* SOURCE EXCERPT:
__________________________________________________
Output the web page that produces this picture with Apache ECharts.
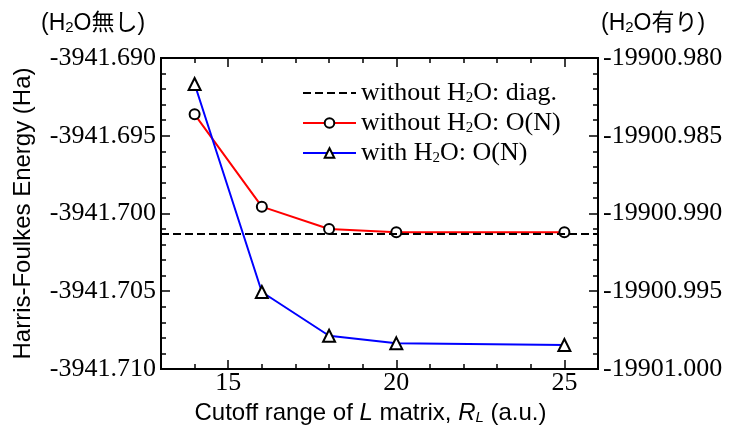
<!DOCTYPE html>
<html>
<head>
<meta charset="utf-8">
<script src="https://cdn.jsdelivr.net/npm/echarts@6/dist/echarts.min.js"></script>
<style>
  html, body { margin: 0; padding: 0; background: #fff; }
  #chart { width: 733px; height: 432px; }
</style>
</head>
<body>
<div id="chart"></div>
<script>
// cutoff range R_L (a.u.)
const cutoffs = [14, 16, 18, 20, 25]
// without H2O, O(N) method (left axis, Ha)
const energyNoWater = [-3941.69362, -3941.69956, -3941.7010, -3941.7012, -3941.7012]
// with H2O, O(N) method (right axis, Ha)
const energyWater = [-19900.98167, -19900.99505, -19900.99786, -19900.99835, -19900.99846]
// without H2O, diagonalization reference
const energyDiag = -3941.7013
const xMajorTicks = [15, 20, 25]

const serif = 'Liberation Serif, Times New Roman, serif'
const sans = 'Liberation Sans, Arial, Noto Sans CJK JP, sans-serif'

const chart = echarts.init(document.getElementById('chart'))

const tickRich = { t: { fontFamily: serif, fontSize: 26, color: '#000' } }

const axisLine = { lineStyle: { color: '#000', width: 2 } }
const minorX = {
  type: 'value', min: 13, max: 26, interval: 1,
  axisLine: axisLine,
  axisTick: { inside: true, length: 5, lineStyle: { color: '#000', width: 1.5 } },
  axisLabel: { show: false },
  splitLine: { show: false }
}
const majorX = {
  type: 'value', min: 13, max: 26,
  axisLine: axisLine,
  axisTick: { inside: true, length: 9, customValues: xMajorTicks, lineStyle: { color: '#000', width: 1.5 } },
  axisLabel: { show: false, customValues: xMajorTicks },
  splitLine: { show: false }
}
const yCommon = {
  type: 'value', interval: 0.005,
  axisLine: axisLine,
  axisTick: { inside: true, length: 9, lineStyle: { color: '#000', width: 1.5 } },
  minorTick: { show: true, splitNumber: 5, length: 5, lineStyle: { color: '#000', width: 1.5 } },
  splitLine: { show: false },
  axisLabel: {
    showMinLabel: true, showMaxLabel: true,
    fontFamily: serif, fontSize: 26, color: '#000', margin: 5,
    formatter: v => '{t|' + v.toFixed(3) + '}',
    rich: tickRich
  }
}

const sub = { fontSize: 15, padding: [10, 0, 0, 0] }

chart.setOption({
  animation: false,
  textStyle: { fontFamily: serif },
  grid: { left: 161, right: 135, top: 58, bottom: 63 },
  legend: {
    orient: 'vertical', left: 302, top: 80, padding: 0,
    itemWidth: 53, itemHeight: 12, itemGap: 4,
    textStyle: {
      fontFamily: serif, fontSize: 26, color: '#000',
      rich: { sub: Object.assign({ fontFamily: serif }, sub) }
    },
    formatter: name => name.replace('H2O', 'H{sub|2}O'),
    data: [
      { name: 'without H2O: diag.', itemStyle: { opacity: 0 } },
      'without H2O: O(N)',
      'with H2O: O(N)'
    ]
  },
  graphic: [
    {
      type: 'text', left: 41, top: 12,
      style: {
        text: '(H{s|2}O無し)', fontFamily: sans, fontSize: 23, fill: '#000',
        rich: { s: { fontFamily: sans, fontSize: 15, padding: [9, 0, 0, 0] } }
      }
    },
    {
      type: 'text', left: 601, top: 12,
      style: {
        text: '(H{s|2}O有り)', fontFamily: sans, fontSize: 23, fill: '#000',
        rich: { s: { fontFamily: sans, fontSize: 15, padding: [9, 0, 0, 0] } }
      }
    }
  ],
  xAxis: [
    Object.assign({}, minorX, { position: 'bottom' }),
    Object.assign({}, majorX, {
      position: 'bottom',
      axisLabel: {
        show: true, customValues: xMajorTicks,
        fontFamily: serif, fontSize: 26, color: '#000', margin: 1,
        formatter: v => '{t|' + v + '}',
        rich: tickRich
      },
      name: 'Cutoff range of {i|L} matrix, {i|R}{is|L} (a.u.)',
      nameLocation: 'middle', nameGap: 14,
      nameTextStyle: {
        fontFamily: sans, fontSize: 24, color: '#000', padding: [0, 18, 0, 0],
        rich: {
          i: { fontFamily: sans, fontSize: 24, fontStyle: 'italic' },
          is: { fontFamily: sans, fontSize: 15, fontStyle: 'italic', padding: [10, 0, 0, 0] }
        }
      }
    }),
    Object.assign({}, minorX, { position: 'top' }),
    Object.assign({}, majorX, { position: 'top' })
  ],
  yAxis: [
    Object.assign({}, yCommon, {
      position: 'left', min: -3941.710, max: -3941.690,
      name: 'Harris-Foulkes Energy (Ha)',
      nameLocation: 'middle', nameGap: 126, nameRotate: 90,
      nameTextStyle: { fontFamily: sans, fontSize: 24, color: '#000' }
    }),
    Object.assign({}, yCommon, {
      position: 'right', min: -19901.000, max: -19900.980
    })
  ],
  series: [
    {
      name: 'without H2O: diag.',
      type: 'line',
      data: [],
      symbol: 'none',
      showSymbol: false,
      color: '#000',
      lineStyle: { color: '#000', width: 2, type: [8, 4] },
      markLine: {
        silent: true, symbol: 'none', precision: 6,
        label: { show: false },
        lineStyle: { color: '#000', width: 2, type: [8, 4] },
        data: [{ yAxis: energyDiag }]
      }
    },
    {
      name: 'without H2O: O(N)',
      type: 'line',
      xAxisIndex: 0, yAxisIndex: 0,
      data: cutoffs.map((x, i) => [x, energyNoWater[i]]),
      symbol: 'circle', symbolSize: 10,
      lineStyle: { color: '#ff0000', width: 2 },
      itemStyle: { color: '#fff', borderColor: '#000', borderWidth: 2 },
      z: 3
    },
    {
      name: 'with H2O: O(N)',
      type: 'line',
      xAxisIndex: 0, yAxisIndex: 1,
      data: cutoffs.map((x, i) => [x, energyWater[i]]),
      symbol: 'triangle', symbolSize: 12,
      lineStyle: { color: '#0000ff', width: 2 },
      itemStyle: { color: '#fff', borderColor: '#000', borderWidth: 2 },
      z: 3
    }
  ]
})
</script>
</body>
</html>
__________________________________________________
* SET TASK:
Images should not appear in the copy; retype the listing above exactly.

* SOLUTION FOR THIS TASK:
Output the web page that produces this picture with Apache ECharts.
<!DOCTYPE html>
<html>
<head>
<meta charset="utf-8">
<script src="https://cdn.jsdelivr.net/npm/echarts@6/dist/echarts.min.js"></script>
<style>
  html, body { margin: 0; padding: 0; background: #fff; }
  #chart { width: 733px; height: 432px; }
</style>
</head>
<body>
<div id="chart"></div>
<script>
// cutoff range R_L (a.u.)
const cutoffs = [14, 16, 18, 20, 25]
// without H2O, O(N) method (left axis, Ha)
const energyNoWater = [-3941.69362, -3941.69956, -3941.7010, -3941.7012, -3941.7012]
// with H2O, O(N) method (right axis, Ha)
const energyWater = [-19900.98167, -19900.99505, -19900.99786, -19900.99835, -19900.99846]
// without H2O, diagonalization reference
const energyDiag = -3941.7013
const xMajorTicks = [15, 20, 25]

const serif = 'Liberation Serif, Times New Roman, serif'
const sans = 'Liberation Sans, Arial, Noto Sans CJK JP, sans-serif'

const chart = echarts.init(document.getElementById('chart'))

const tickRich = { t: { fontFamily: serif, fontSize: 26, color: '#000' } }

const axisLine = { lineStyle: { color: '#000', width: 2 } }
const minorX = {
  type: 'value', min: 13, max: 26, interval: 1,
  axisLine: axisLine,
  axisTick: { inside: true, length: 5, lineStyle: { color: '#000', width: 1.5 } },
  axisLabel: { show: false },
  splitLine: { show: false }
}
const majorX = {
  type: 'value', min: 13, max: 26,
  axisLine: axisLine,
  axisTick: { inside: true, length: 9, customValues: xMajorTicks, lineStyle: { color: '#000', width: 1.5 } },
  axisLabel: { show: false, customValues: xMajorTicks },
  splitLine: { show: false }
}
const yCommon = {
  type: 'value', interval: 0.005,
  axisLine: axisLine,
  axisTick: { inside: true, length: 9, lineStyle: { color: '#000', width: 1.5 } },
  minorTick: { show: true, splitNumber: 5, length: 5, lineStyle: { color: '#000', width: 1.5 } },
  splitLine: { show: false },
  axisLabel: {
    showMinLabel: true, showMaxLabel: true,
    fontFamily: serif, fontSize: 26, color: '#000', margin: 5,
    formatter: v => '{t|' + v.toFixed(3) + '}',
    rich: tickRich
  }
}

const sub = { fontSize: 15, padding: [10, 0, 0, 0] }

chart.setOption({
  animation: false,
  textStyle: { fontFamily: serif },
  grid: { left: 161, right: 135, top: 58, bottom: 63 },
  legend: {
    orient: 'vertical', left: 302, top: 80, padding: 0,
    itemWidth: 53, itemHeight: 12, itemGap: 4,
    textStyle: {
      fontFamily: serif, fontSize: 26, color: '#000',
      rich: { sub: Object.assign({ fontFamily: serif }, sub) }
    },
    formatter: name => name.replace('H2O', 'H{sub|2}O'),
    data: [
      { name: 'without H2O: diag.', itemStyle: { opacity: 0 } },
      'without H2O: O(N)',
      'with H2O: O(N)'
    ]
  },
  graphic: [
    {
      type: 'text', left: 41, top: 12,
      style: {
        text: '(H{s|2}O無し)', fontFamily: sans, fontSize: 23, fill: '#000',
        rich: { s: { fontFamily: sans, fontSize: 15, padding: [9, 0, 0, 0] } }
      }
    },
    {
      type: 'text', left: 601, top: 12,
      style: {
        text: '(H{s|2}O有り)', fontFamily: sans, fontSize: 23, fill: '#000',
        rich: { s: { fontFamily: sans, fontSize: 15, padding: [9, 0, 0, 0] } }
      }
    }
  ],
  xAxis: [
    Object.assign({}, minorX, { position: 'bottom' }),
    Object.assign({}, majorX, {
      position: 'bottom',
      axisLabel: {
        show: true, customValues: xMajorTicks,
        fontFamily: serif, fontSize: 26, color: '#000', margin: 1,
        formatter: v => '{t|' + v + '}',
        rich: tickRich
      },
      name: 'Cutoff range of {i|L} matrix, {i|R}{is|L} (a.u.)',
      nameLocation: 'middle', nameGap: 14,
      nameTextStyle: {
        fontFamily: sans, fontSize: 24, color: '#000', padding: [0, 18, 0, 0],
        rich: {
          i: { fontFamily: sans, fontSize: 24, fontStyle: 'italic' },
          is: { fontFamily: sans, fontSize: 15, fontStyle: 'italic', padding: [10, 0, 0, 0] }
        }
      }
    }),
    Object.assign({}, minorX, { position: 'top' }),
    Object.assign({}, majorX, { position: 'top' })
  ],
  yAxis: [
    Object.assign({}, yCommon, {
      position: 'left', min: -3941.710, max: -3941.690,
      name: 'Harris-Foulkes Energy (Ha)',
      nameLocation: 'middle', nameGap: 126, nameRotate: 90,
      nameTextStyle: { fontFamily: sans, fontSize: 24, color: '#000' }
    }),
    Object.assign({}, yCommon, {
      position: 'right', min: -19901.000, max: -19900.980
    })
  ],
  series: [
    {
      name: 'without H2O: diag.',
      type: 'line',
      data: [],
      symbol: 'none',
      showSymbol: false,
      color: '#000',
      lineStyle: { color: '#000', width: 2, type: [8, 4] },
      markLine: {
        silent: true, symbol: 'none', precision: 6,
        label: { show: false },
        lineStyle: { color: '#000', width: 2, type: [8, 4] },
        data: [{ yAxis: energyDiag }]
      }
    },
    {
      name: 'without H2O: O(N)',
      type: 'line',
      xAxisIndex: 0, yAxisIndex: 0,
      data: cutoffs.map((x, i) => [x, energyNoWater[i]]),
      symbol: 'circle', symbolSize: 10,
      lineStyle: { color: '#ff0000', width: 2 },
      itemStyle: { color: '#fff', borderColor: '#000', borderWidth: 2 },
      z: 3
    },
    {
      name: 'with H2O: O(N)',
      type: 'line',
      xAxisIndex: 0, yAxisIndex: 1,
      data: cutoffs.map((x, i) => [x, energyWater[i]]),
      symbol: 'triangle', symbolSize: 12,
      lineStyle: { color: '#0000ff', width: 2 },
      itemStyle: { color: '#fff', borderColor: '#000', borderWidth: 2 },
      z: 3
    }
  ]
})
</script>
</body>
</html>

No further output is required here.